Work to complete: Set the lines down again exactly, first line through the line that contains "flex_start = 0.2", with no pictures.

-------- Data excerpt

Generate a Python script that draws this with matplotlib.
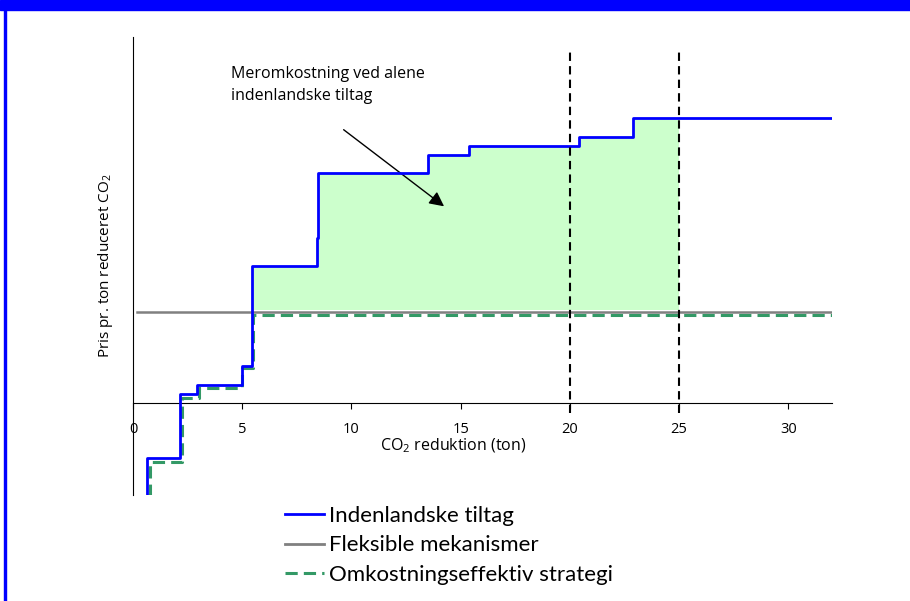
import matplotlib
matplotlib.use('Agg')
import matplotlib.pyplot as plt
from matplotlib.lines import Line2D
from matplotlib.patches import Rectangle

plt.rcParams['font.family'] = ['Open Sans', 'DejaVu Sans']
plt.rcParams['mathtext.default'] = 'regular'

# step curves (x = CO2 reduction in ton, y = price, arbitrary units)
dom_x = [0.63, 0.63, 2.15, 2.92, 4.98, 5.43, 8.40, 8.49, 13.5, 15.4, 20.4, 22.9, 32.0]
dom_y = [-130, -55, 9, 18, 37, 137, 165, 230, 248, 257, 266, 285, 285]

eff_x = [0.77, 0.77, 2.24, 3.0, 5.0, 5.48, 32.0]
eff_y = [-130, -59, 5, 15, 35, 88, 88]

flex_price = 91
flex_start = 0.2

# extra cost area (domestic curve above flexible price, up to target 25)
fill_x = [5.43, 8.40, 8.49, 13.5, 15.4, 20.4, 22.9, 25.0]
fill_y = [137, 165, 230, 248, 257, 266, 285, 285]

targets = [20, 25]
xticks = [0, 5, 10, 15, 20, 25, 30]

fig = plt.figure(figsize=(9.1, 6.01), dpi=100)
ax = fig.add_axes([0.1462, 0.1764, 0.7681, 0.7620])

ax.fill_between(fill_x, flex_price + 2, fill_y, step='post', color='#ccffcc', lw=0, zorder=1)

ax.plot([flex_start, 32], [flex_price, flex_price], color='#808080', lw=1.8, zorder=2)
ax.plot(eff_x, eff_y, drawstyle='steps-post', color='#339966', lw=2.2,
        dashes=(4, 2), zorder=3)
ax.plot(dom_x, dom_y, drawstyle='steps-post', color='#0000ff', lw=2.0, zorder=4)

for t in targets:
    ax.plot([t, t], [-10, 353], color='black', lw=1.5, ls=(0, (4, 2.5)), zorder=5,
            clip_on=False)

ax.annotate('', xy=(14.34, 195), xytext=(9.54, 275),
            arrowprops=dict(arrowstyle='-|>', mutation_scale=22, lw=1.0, color='black'))
ax.text(4.47, 337, 'Meromkostning ved alene\nindenlandske tiltag', fontsize=11.5,
        va='top', ha='left', linespacing=1.5)

ax.set_xlim(0, 32)
ax.set_ylim(-92, 366)
ax.spines['top'].set_visible(False)
ax.spines['right'].set_visible(False)
ax.spines['bottom'].set_position(('data', 0))
ax.set_xticks(xticks)
ax.set_xticklabels([str(v) for v in xticks], fontsize=10.5)
ax.tick_params(axis='x', direction='out', length=4, pad=10)
ax.set_yticks([])
ax.set_xlabel('CO$_2$ reduktion (ton)', fontsize=11.5)
ax.xaxis.set_label_coords(0.458, 0.127)
ax.set_ylabel('Pris pr. ton reduceret CO$_2$', fontsize=11, labelpad=13)

handles = [Line2D([], [], color='#0000ff', lw=2),
           Line2D([], [], color='#808080', lw=2),
           Line2D([], [], color='#339966', lw=2.2, dashes=(4, 2))]
labels = ['Indenlandske tiltag', 'Fleksible mekanismer', 'Omkostningseffektiv strategi']
fig.legend(handles, labels, loc='upper left', bbox_to_anchor=(0.313, 0.158),
           frameon=False, borderpad=0, borderaxespad=0, handlelength=1.75,
           handletextpad=0.25, labelspacing=0.42,
           prop={'family': ['Lato', 'DejaVu Sans'], 'size': 16})

# blue frame of the slide
fig.patches.append(Rectangle((0, 1 - 10 / 601), 1, 10 / 601, transform=fig.transFigure,
                             color='#0000ff', zorder=0))
fig.patches.append(Rectangle((4 / 910, 0), 2 / 910, 1, transform=fig.transFigure,
                             color='#0000ff', zorder=0))

fig.savefig('out.png', dpi=100)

----------------

Written answer:
Generate a Python script that draws this with matplotlib.
import matplotlib
matplotlib.use('Agg')
import matplotlib.pyplot as plt
from matplotlib.lines import Line2D
from matplotlib.patches import Rectangle

plt.rcParams['font.family'] = ['Open Sans', 'DejaVu Sans']
plt.rcParams['mathtext.default'] = 'regular'

# step curves (x = CO2 reduction in ton, y = price, arbitrary units)
dom_x = [0.63, 0.63, 2.15, 2.92, 4.98, 5.43, 8.40, 8.49, 13.5, 15.4, 20.4, 22.9, 32.0]
dom_y = [-130, -55, 9, 18, 37, 137, 165, 230, 248, 257, 266, 285, 285]

eff_x = [0.77, 0.77, 2.24, 3.0, 5.0, 5.48, 32.0]
eff_y = [-130, -59, 5, 15, 35, 88, 88]

flex_price = 91
flex_start = 0.2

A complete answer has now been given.